◆ **DIRECTIONS FOR THIS TASK**: Leaving out the pictures, retype the lines from the beginning of the listing through the line containing "import plotly.graph_objects as go".

◆ **COLLECTED DATA**:
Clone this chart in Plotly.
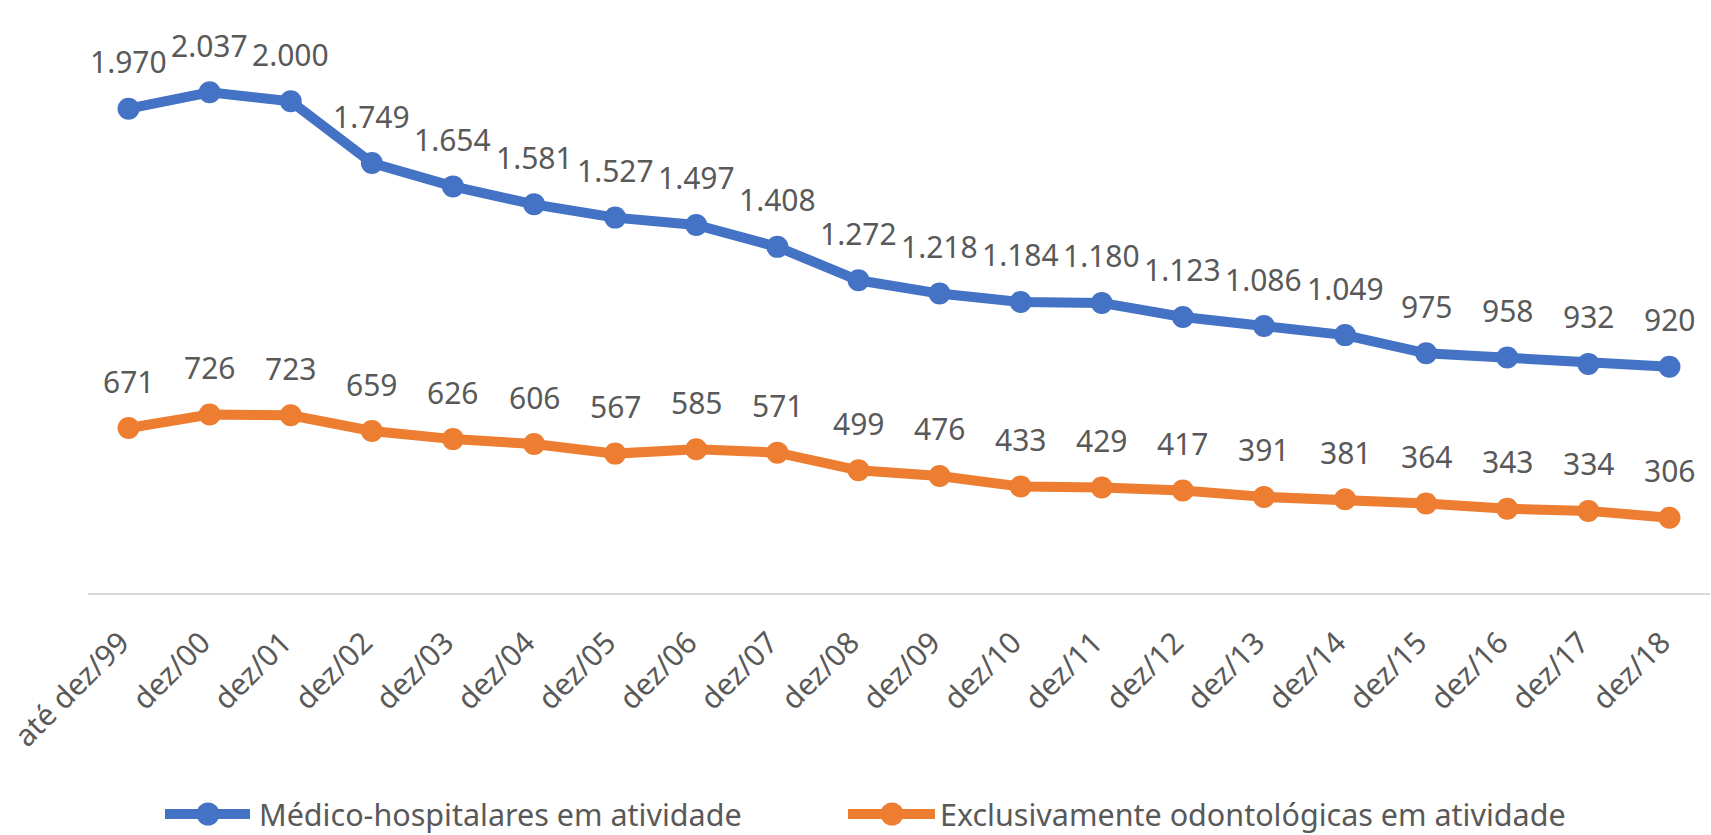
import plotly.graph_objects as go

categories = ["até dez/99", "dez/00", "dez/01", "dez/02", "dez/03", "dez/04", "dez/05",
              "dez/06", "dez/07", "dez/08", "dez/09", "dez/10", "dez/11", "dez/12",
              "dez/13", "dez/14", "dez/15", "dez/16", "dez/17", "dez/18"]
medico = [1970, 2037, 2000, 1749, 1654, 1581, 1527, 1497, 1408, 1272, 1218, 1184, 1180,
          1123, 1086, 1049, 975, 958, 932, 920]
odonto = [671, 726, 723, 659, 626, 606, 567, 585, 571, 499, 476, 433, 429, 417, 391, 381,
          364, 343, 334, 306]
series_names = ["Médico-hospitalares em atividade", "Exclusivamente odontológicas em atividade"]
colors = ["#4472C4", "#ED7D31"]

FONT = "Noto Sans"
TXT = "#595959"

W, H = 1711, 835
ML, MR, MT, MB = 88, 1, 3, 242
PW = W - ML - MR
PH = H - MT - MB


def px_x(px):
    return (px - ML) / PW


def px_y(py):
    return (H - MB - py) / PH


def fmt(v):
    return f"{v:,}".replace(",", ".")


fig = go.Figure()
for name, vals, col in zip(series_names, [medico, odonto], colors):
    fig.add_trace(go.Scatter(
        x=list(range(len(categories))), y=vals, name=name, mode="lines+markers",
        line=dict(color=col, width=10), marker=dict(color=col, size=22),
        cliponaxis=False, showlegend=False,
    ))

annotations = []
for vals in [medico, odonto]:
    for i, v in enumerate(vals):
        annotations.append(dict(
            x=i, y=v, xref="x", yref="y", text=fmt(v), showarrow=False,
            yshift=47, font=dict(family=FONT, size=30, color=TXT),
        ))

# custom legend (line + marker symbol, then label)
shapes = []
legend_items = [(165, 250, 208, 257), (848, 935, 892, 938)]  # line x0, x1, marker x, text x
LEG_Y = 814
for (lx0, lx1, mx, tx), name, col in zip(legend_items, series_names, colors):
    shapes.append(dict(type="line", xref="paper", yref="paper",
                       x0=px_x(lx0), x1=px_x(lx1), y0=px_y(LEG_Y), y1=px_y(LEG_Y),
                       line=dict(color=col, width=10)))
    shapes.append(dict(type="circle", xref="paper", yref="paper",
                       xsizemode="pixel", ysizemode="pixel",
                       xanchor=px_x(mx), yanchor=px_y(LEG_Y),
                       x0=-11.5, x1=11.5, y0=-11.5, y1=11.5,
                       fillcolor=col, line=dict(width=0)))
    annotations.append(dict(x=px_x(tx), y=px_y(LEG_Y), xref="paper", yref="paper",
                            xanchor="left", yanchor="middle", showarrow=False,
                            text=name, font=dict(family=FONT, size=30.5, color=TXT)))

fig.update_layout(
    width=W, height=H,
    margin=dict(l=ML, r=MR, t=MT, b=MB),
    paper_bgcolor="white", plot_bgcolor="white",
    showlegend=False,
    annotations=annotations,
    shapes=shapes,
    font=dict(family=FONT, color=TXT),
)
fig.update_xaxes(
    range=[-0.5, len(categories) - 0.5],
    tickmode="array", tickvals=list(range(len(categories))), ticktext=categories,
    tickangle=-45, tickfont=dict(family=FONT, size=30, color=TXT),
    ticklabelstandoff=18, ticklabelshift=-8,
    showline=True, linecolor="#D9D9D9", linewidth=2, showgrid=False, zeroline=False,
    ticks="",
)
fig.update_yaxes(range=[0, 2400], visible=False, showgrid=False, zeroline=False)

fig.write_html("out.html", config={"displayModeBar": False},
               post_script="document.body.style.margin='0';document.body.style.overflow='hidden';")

◆ **EXERCISE RESPONSE**:
Clone this chart in Plotly.
import plotly.graph_objects as go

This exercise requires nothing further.